= Mongyudowondo =

1447 Korean painting by An Kyŏn

Mongyudowondo (Romaji: Muyūtōgenzu), translated as Dream Journey to the Peach Blossom Land, is an 1447 ink wash painting by the Joseon dynasty court painter An Gyeon. Commissioned by Grand Prince Anpyeong, it depicts his dream of visiting a utopian land. The painting is accompanied by writings by Anpyeong and numerous literati, making it an important work of the early Joseon period. It is regarded as the oldest surviving Korean landscape painting. The work was later taken to Japan during the Imjin War and is currently stored at Tenri University. It is designated as a National Treasure of Japan.

== History ==
In 1447, Grand Prince Anpyeong asked the painter An Gyeon to recreate a dream in which he visited a paradise. An completed the painting in only three days. Anpyeong was pleased with the painting and wrote a lengthy inscription (제기; 題記) on how it was created as well as the painting's title. He also asked 21 literati to write poems and inscriptions praising the work. The writings by them are approximately 20 meters long. Three years later, Anpyeong wrote a poem to accompany the work.

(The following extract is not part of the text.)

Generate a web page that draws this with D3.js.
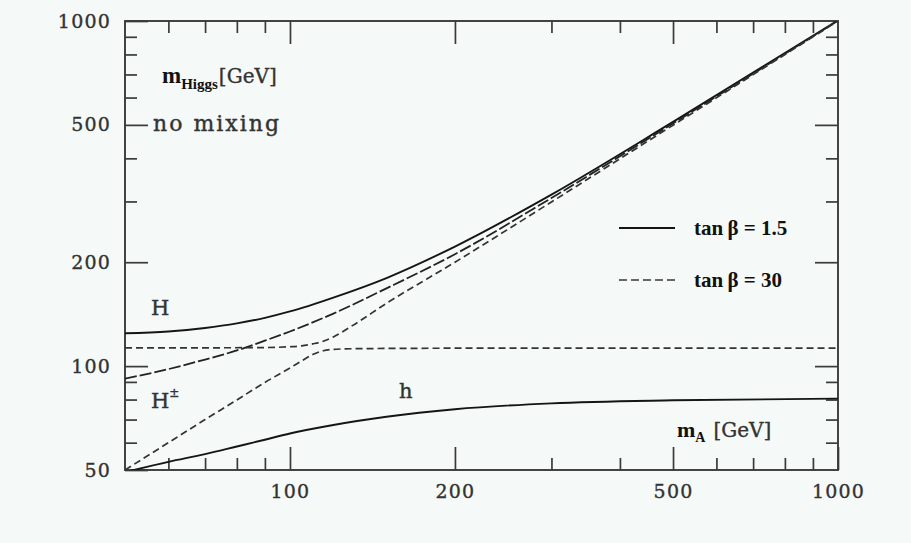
<!DOCTYPE html>
<html><head><meta charset="utf-8">
<script src="https://cdn.jsdelivr.net/npm/d3@7"></script>
<style>
html,body{margin:0;padding:0;background:#f5f9f7;}
svg{display:block;}
text{font-family:"DejaVu Serif","Liberation Serif",serif;}
</style></head>
<body>
<svg id="c" width="911" height="543"></svg>
<script>
// ---- data ----
const xMajorTicks = [100, 200, 500, 1000];
const yMajorTicks = [50, 100, 200, 500, 1000];
const minorTicks = [60, 70, 80, 90, 300, 400, 600, 700, 800, 900];

// tan beta = 1.5 (solid)
const mA_15 = [50, 60, 70, 80, 90, 100, 120, 150, 200, 300, 500, 1000];
const H_15  = [124.5, 126, 129, 133, 138, 144, 158, 180, 222, 314, 510, 1004];
const h_15  = [49.3, 52.8, 55.6, 58.5, 61.2, 63.8, 67.5, 71.3, 75, 78, 79.6, 80.5];

// charged Higgs (long dashes)
const mA_ch = [50, 60, 70, 80, 90, 100, 120, 150, 200, 300, 500, 1000];
const H_ch  = [92, 98, 104.5, 111, 118.5, 126, 142, 168, 211, 307, 505, 1003];

// tan beta = 30 (dashed)
const mA_h30 = [50, 60, 70, 80, 90, 100, 105, 110, 115, 120, 130, 150, 200, 300, 500, 1000];
const h_30   = [50, 60, 70, 79.8, 89.7, 98.8, 103.5, 108, 110.8, 111.8, 112.3, 112.5, 112.7, 112.8, 112.8, 112.8];
const mA_H30 = [50, 70, 90, 100, 105, 110, 115, 120, 130, 150, 200, 300, 500, 1000];
const H_30   = [113, 113, 113.2, 113.8, 114.5, 116, 118, 121.5, 131, 152, 200, 299, 499, 1000];

const legendLabels = ["tan\u2009\u03b2 = 1.5", "tan\u2009\u03b2 = 30"];

// ---- layout ----
const svg = d3.select("#c");
const L = 125, R = 838, T = 21, B = 470;
const x = d3.scaleLog().domain([50, 1000]).range([L, R]);
const y = d3.scaleLog().domain([50, 1000]).range([B, T]);
const axisColor = "#3a3a3a";
const textColor = "#333";
const MAJ = 23, MIN = 12;

svg.append("rect").attr("width", 911).attr("height", 543).attr("fill", "#f5f9f7");

function styleAxis(g) {
  g.select(".domain").remove();
  g.selectAll(".tick line").attr("stroke", axisColor).attr("stroke-width", 1.7);
  g.selectAll(".tick text").attr("fill", textColor).attr("stroke", textColor).attr("stroke-width", 0.35)
    .style("font-size", "19px").style("font-family", "'DejaVu Serif', serif").style("letter-spacing", "1.2px");
}

// bottom
svg.append("g").attr("transform", `translate(0,${B})`)
  .call(d3.axisBottom(x).tickValues(xMajorTicks).tickSizeInner(-MAJ).tickSizeOuter(0).tickPadding(15).tickFormat(d3.format("d")))
  .call(styleAxis);
svg.append("g").attr("transform", `translate(0,${B})`)
  .call(d3.axisBottom(x).tickValues(minorTicks).tickSizeInner(-MIN).tickSizeOuter(0).tickFormat(""))
  .call(styleAxis);
// top
svg.append("g").attr("transform", `translate(0,${T})`)
  .call(d3.axisTop(x).tickValues([100, 200, 500]).tickSizeInner(-MAJ).tickSizeOuter(0).tickFormat(""))
  .call(styleAxis);
svg.append("g").attr("transform", `translate(0,${T})`)
  .call(d3.axisTop(x).tickValues(minorTicks).tickSizeInner(-MIN).tickSizeOuter(0).tickFormat(""))
  .call(styleAxis);
// left
svg.append("g").attr("transform", `translate(${L},0)`)
  .call(d3.axisLeft(y).tickValues(yMajorTicks).tickSizeInner(-MAJ).tickSizeOuter(0).tickPadding(14).tickFormat(d3.format("d")))
  .call(styleAxis);
svg.append("g").attr("transform", `translate(${L},0)`)
  .call(d3.axisLeft(y).tickValues(minorTicks).tickSizeInner(-MIN).tickSizeOuter(0).tickFormat(""))
  .call(styleAxis);
// right
svg.append("g").attr("transform", `translate(${R},0)`)
  .call(d3.axisRight(y).tickValues([100, 200, 500]).tickSizeInner(-MAJ).tickSizeOuter(0).tickFormat(""))
  .call(styleAxis);
svg.append("g").attr("transform", `translate(${R},0)`)
  .call(d3.axisRight(y).tickValues(minorTicks).tickSizeInner(-MIN).tickSizeOuter(0).tickFormat(""))
  .call(styleAxis);

// frame
svg.append("rect").attr("x", L).attr("y", T).attr("width", R - L).attr("height", B - T)
  .attr("fill", "none").attr("stroke", axisColor).attr("stroke-width", 1.9);

// clip
svg.append("clipPath").attr("id", "plot").append("rect")
  .attr("x", L).attr("y", T).attr("width", R - L).attr("height", B - T);

const line = d3.line().x(d => x(d[0])).y(d => y(d[1])).curve(d3.curveMonotoneX);
const curves = [
  {xs: mA_15, ys: H_15, dash: null, color: "#151515", w: 1.9},
  {xs: mA_15, ys: h_15, dash: null, color: "#151515", w: 1.9},
  {xs: mA_ch, ys: H_ch, dash: "12,3", color: "#222", w: 1.8},
  {xs: mA_h30, ys: h_30, dash: "7,4", color: "#333", w: 1.7},
  {xs: mA_H30, ys: H_30, dash: "7,4", color: "#333", w: 1.7}
];
const cg = svg.append("g").attr("clip-path", "url(#plot)");
curves.forEach(c => {
  cg.append("path").datum(c.xs.map((v, i) => [v, c.ys[i]]))
    .attr("d", line).attr("fill", "none").attr("stroke", c.color)
    .attr("stroke-width", c.w).attr("stroke-dasharray", c.dash);
});

// labels
const lab = svg.append("g").attr("fill", textColor);
// m_Higgs [GeV]
const t1 = lab.append("text").attr("x", 162).attr("y", 83);
t1.append("tspan").text("m").style("font-family", "'Liberation Serif', serif").style("font-weight", "bold").style("font-size", "23px").attr("fill", "#111");
t1.append("tspan").text("Higgs").attr("dy", 6).style("font-family", "'Liberation Serif', serif").style("font-weight", "bold").style("font-size", "15px").attr("fill", "#111");
t1.append("tspan").text("[GeV]").attr("dy", -6).attr("dx", 1).style("font-size", "20px").attr("stroke", textColor).attr("stroke-width", 0.35);

lab.append("text").attr("x", 153).attr("y", 131).text("no mixing")
  .style("font-size", "22px").attr("stroke", textColor).attr("stroke-width", 0.4)
  .attr("textLength", 126).attr("lengthAdjust", "spacing");

lab.append("text").attr("x", 151).attr("y", 315).text("H").style("font-size", "21px").attr("stroke", textColor).attr("stroke-width", 0.4);
const hc = lab.append("text").attr("x", 151).attr("y", 408).attr("stroke", textColor).attr("stroke-width", 0.4);
hc.append("tspan").text("H").style("font-size", "21px");
hc.append("tspan").text("\u00b1").attr("dy", -11).style("font-size", "12px");
lab.append("text").attr("x", 399).attr("y", 398).text("h").style("font-size", "21px").attr("stroke", textColor).attr("stroke-width", 0.4);

// m_A [GeV]
const t2 = lab.append("text").attr("x", 677).attr("y", 437);
t2.append("tspan").text("m").style("font-family", "'Liberation Serif', serif").style("font-weight", "bold").style("font-size", "22px").attr("fill", "#111");
t2.append("tspan").text("A").attr("dy", 5).style("font-family", "'Liberation Serif', serif").style("font-weight", "bold").style("font-size", "14px").attr("fill", "#111");
t2.append("tspan").text("[GeV]").attr("dy", -5).attr("dx", 8).style("font-size", "20px").attr("stroke", textColor).attr("stroke-width", 0.35);

// legend
const legendStyles = [{dash: null, color: "#151515"}, {dash: "8,4", color: "#666"}];
legendLabels.forEach((s, i) => {
  const yy = 228 + i * 52;
  svg.append("line").attr("x1", 619).attr("x2", 675).attr("y1", yy).attr("y2", yy)
    .attr("stroke", legendStyles[i].color).attr("stroke-width", 1.9).attr("stroke-dasharray", legendStyles[i].dash);
  svg.append("text").attr("x", 694).attr("y", yy + 7).text(s)
    .style("font-family", "'Liberation Serif', serif").style("font-weight", "bold")
    .style("font-size", "21px").attr("fill", "#111");
});
</script>
</body></html>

Anpyeong's father King Sejong passed away in 1450. His older brother King Munjong also passed away in 1452 and King Danjong ascended the throne. After his older brother Grand Prince Suyang seized power through the Gyeyu Coup in 1453, Anpyeong was accused of treason, exiled to Ganghwa Island, and eventually executed. The reason for his execution is thought to be that Suyang perceived Anpyeong’s frequent artistic gatherings as a political faction and was jealous of his artistic talent. Suyang later destroyed much of Anpyeong's works. Among those who wrote the inscriptions, Bak Paengnyeon, Yi Kae and Seong Sammun became three of the six martyred ministers while Sin Sukchu and Choe Hang sided with Suyang.

Later, the painting is thought to have been looted by Japanese general Shimazu Yoshihiro during the Imjin War. It was later found in 1893 in Kagoshima, Japan and was bequeathed to Tenri University in 1953. It is designated as a National Treasure of Japan. In 2009, the painting was temporarily displayed in the National Museum of Korea, celebrating the centennial anniversary of Korean museums.

== Description ==
Drawn on silk, the painting is 106.5 cm wide and 38.7 cm long. Although the influence of the Northern Song court painter Guo Xi such as brushwork and lighting effects can be found in the work, the painting demonstrates that An Gyeon had developed an artistic style of his own. Unlike the conventional composition of handscroll paintings, the narrative of the painting begins at the lower left and moves upward to the right. The real world represented by earthen mountains is located on the left while the dream world represented by rocky mountains is situated on the right. The most distinctive feature is that the overall landscape is composed of several separate yet harmoniously integrated groups of scenery, which influenced paintings of early Joseon and the Muromachi period of Japan. Also, the painting is not drawn from a single perspective: the real world is depicted from a frontal viewpoint while the dream world is drawn using bird's-eye view. Unlike Chinese peach garden paintings, people or animals are not depicted at all. Human presence is only suggested by a partially concealed boat and two small pavilions nestled among peach trees.

The painting is also has great calligraphic value as it is accompanied by a postscript and poem written by Anpyeong as well as 23 writings by 20 literati and one Buddhist monk. The poems are written in semi-cursive script and regular script.

The painting is considered as a monumental work that brings together the cultural and artistic achievements of the early Joseon period. It is considered as the oldest landscape painting by a Korean artist and the oldest extant Joseon dynasty painting with a known production year.

=== Themes ===
The peach blossom land is a fictional utopia from a story by the Chinese poet Tao Yuanming. In the story, after following a stream lined with peach trees, a poor fisherman discovers a utopia hidden in a cave where refugees who fled war and oppression under Qin Shi Huang have lived in harmony for generations. The painting and writings depict both the Confucian ideal of entering public service in pursuit of a peaceful and prosperous country and the Taoist idea of an utopian realm.

== Legacy ==
An Gyeon and his followers led the most influential school of landscape painting during the early Joseon dynasty. Their works were characterized by an asymmetrical three-part composition, carefully arranged objects within open spaces, and a striking contrast between black and white. This style of landscape painting later influenced painters of the Muromachi period in Japan, notably Tenshō Shūbun.

== In modern media ==
The Sinmongyudowondo series by Seok Chul-joo, a professor at Chugye University for the Arts, reinterprets Mongyudowondo using Korean and Western painting techniques.

Canvas of Blood (Korean title Mongyudowondo), a South Korean film centered on Grand Prince Suyang and Anpyeong, is scheduled to be released in 2026.